Windows into the Imagination

Friday, June 3, 2011

Science Fact or Fiction: Teleportation - Or Take Me Home the Quick Way

Just imagine it. You're in dreary cubicle, working your life away on some mind-numbing project. What you wouldn't give for a short break. Maybe a quick jaunt to Paris to enjoy a golden croissant and a perfect cup of coffee at a sidewalk café.
Step onto my teleport and I'll have you there and back in a jiffy.
Fantasy, you say? Science Fiction surely.

Captain Kirk and crew step onto the transporter platform in Star Trek, and get whisked away to an alien planet.
In Blakes 7, Kerr Avon and his crew step onto the teleport pad, wearing a bracelet that enables the transmission of matter as pure energy.
In SG-1, Jack and his intrepid team steps  through a  stargate built by the ancients.

But is teleportation possible?

In 2008, Michio Kaku, (a top theoretical physicist, co-founder of the string field theory and currently engaged in defining the "Theory of Everything"), in the book, Physics of the Impossible: A Scientific Exploration Into the World of Phasers, Force Fields, Teleportation, and Time Travel, discusses things that people think are impossible, by classifying them in 3 categories:

Class 1 - Technologies that are impossible today, but that do not violate the known laws of physics. He speculates that these technologies may become available in some limited form in a century or two. These include:  force fields, invisibility, teleportation, psychokinesis, intelligent robots, and starships.
 Class 2 - Technologies that sit at the very edge of our understanding of the physical world, and may take thousands or millions of years to become available. Including:  time travel, parallel universes, and faster-than-light travel.
Class 3 - Technologies that violate the known laws of physics. Development of Class 3 technologies would represent a fundamental shift in human understanding of physics. These would be:  precognition and perpetual motion machines.

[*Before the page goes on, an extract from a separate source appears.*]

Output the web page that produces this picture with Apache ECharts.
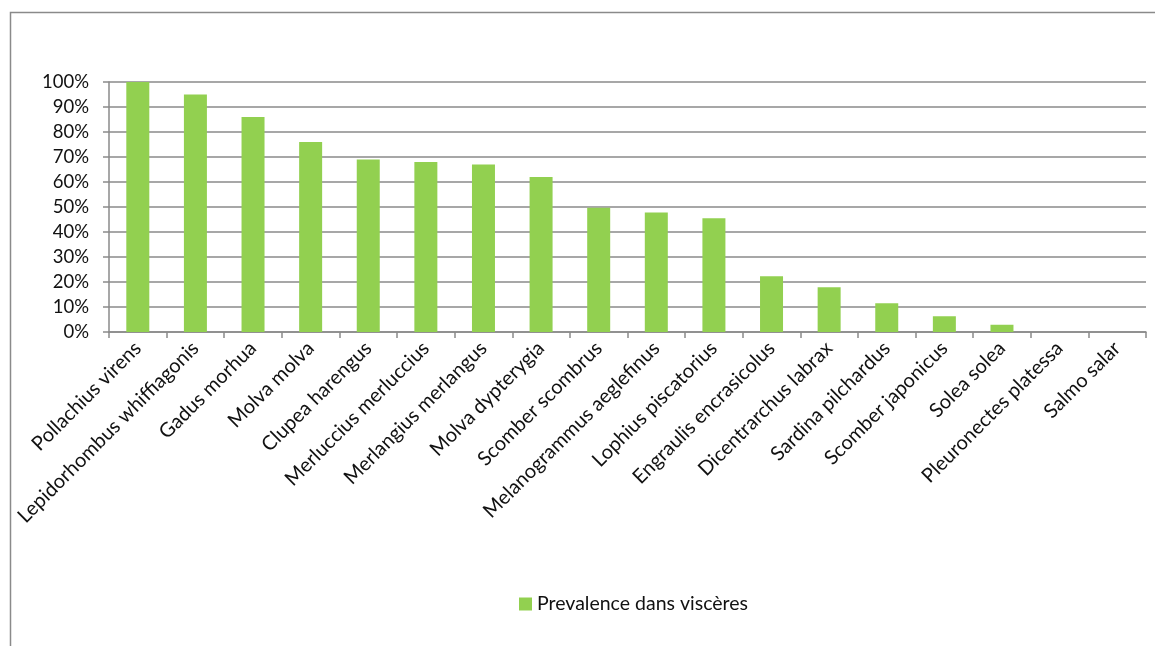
<!DOCTYPE html>
<html>
<head>
<meta charset="utf-8">
<script src="https://cdn.jsdelivr.net/npm/echarts@6/dist/echarts.min.js"></script>
<style>
html,body{margin:0;padding:0;background:#fff;}
#chart{width:1155px;height:646px;}
</style>
</head>
<body>
<div id="chart"></div>
<script>
var categories = ["Pollachius virens","Lepidorhombus whiffiagonis","Gadus morhua","Molva molva","Clupea harengus","Merluccius merluccius","Merlangius merlangus","Molva dypterygia","Scomber scombrus","Melanogrammus aeglefinus","Lophius piscatorius","Engraulis encrasicolus","Dicentrarchus labrax","Sardina pilchardus","Scomber japonicus","Solea solea","Pleuronectes platessa","Salmo salar"];
var prevalence = [1.00,0.95,0.86,0.76,0.69,0.68,0.67,0.62,0.497,0.478,0.455,0.223,0.179,0.115,0.063,0.029,0,0];
var seriesName = "Prevalence dans viscères";

var chart = echarts.init(document.getElementById('chart'));
var font = 'Lato';
chart.setOption({
  animation:false,
  textStyle:{fontFamily:font},
  graphic:[{type:'rect',left:8,top:10,shape:{width:1300,height:800},style:{fill:null,stroke:'#8a8a8a',lineWidth:1.5},silent:true}],
  grid:{left:109,right:9,top:82,bottom:314},
  legend:{
    data:[seriesName],
    left:519, top:594, padding:0,
    itemWidth:13,itemHeight:13,itemGap:6,icon:'rect',
    textStyle:{fontFamily:font,fontSize:19.5,color:'#111'}
  },
  xAxis:{
    type:'category',data:categories,
    axisLine:{lineStyle:{color:'#8a8a8a',width:1.5}},
    axisTick:{show:true,alignWithLabel:false,length:6,lineStyle:{color:'#8a8a8a',width:1.5}},
    axisLabel:{rotate:45,interval:0,fontFamily:font,fontSize:20,color:'#111',margin:13}
  },
  yAxis:{
    type:'value',min:0,max:1,interval:0.1,
    axisLine:{show:true,lineStyle:{color:'#8a8a8a',width:1.5}},
    axisTick:{show:true,inside:false,length:6,lineStyle:{color:'#8a8a8a',width:1.5}},
    splitLine:{show:true,lineStyle:{color:'#8a8a8a',width:1.5}},
    axisLabel:{formatter:function(v){return Math.round(v*100)+'%';},fontFamily:font,fontSize:18.5,color:'#111',margin:20}
  },
  series:[{
    name:seriesName,type:'bar',data:prevalence,barWidth:23,
    itemStyle:{color:'#92D050'}
  }]
});
</script>
</body>
</html>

Note that teleportation is categorized as a Class 1 technology, meaning that it may be possible, if not in our lifetime, but perhaps in our great-great-grandchildren's lifetimes.
How is this possible we may ask…with a 'little' big concept called, quantum entanglement.
In the past, the idea of teleportation wasn't taken seriously by scientists because it violated the uncertainty principle of quantum mechanics. According to this principle, the more accurately an object is scanned, the more it is disturbed by the scanning process until it reaches a point where an object's original state is completely disrupted still without extracting enough information to make a perfect replica. In simpler terms, it means that it forbids any scanning process from extracting all the information in an atom or any object. And without enough information to make a perfect copy, then a perfect copy cannot be made, and thus teleportation is not possible.
Then, in 1993, an international group of six scientists, including IBM Fellow Charles H. Bennett, confirmed that perfect teleportation was possible using a using a paradoxical feature of quantum mechanics known as the Einstein-Podolsky-Rosen effect, or quantum entanglement.
"(… place…) a pair of ions, or charged particles…each in a vacuum and keep them in position with electric fields. An ultra-fast laser pulse triggers the atoms to emit photons simultaneously. If the photons interact in just the right way, their parent atoms enter a quantum state known as entanglement, in which atom B adopts the properties of atom A even though they're in separate chambers a meter apart. When A is measured, the information that had been previously encoded on it disappears in accordance with the quirky rules of the quantum world. But all is not lost: because B is entangled with A, B now contains the information that was once carried on A. That information, in a very real sense, has been teleported." 1
The entanglement process destroys the information within atom A, so we won't have two copies after teleportation.
Bennett first showed the world information teleportation at the Watson Research Center in New York in 1993.  In the years since, scientists have demonstrated teleportation in a variety of systems, including single photons, atoms and ions.
Within the next few decades, scientists may be able to teleport a DNA molecule or even a virus.
As for teleporting a human being…time will tell.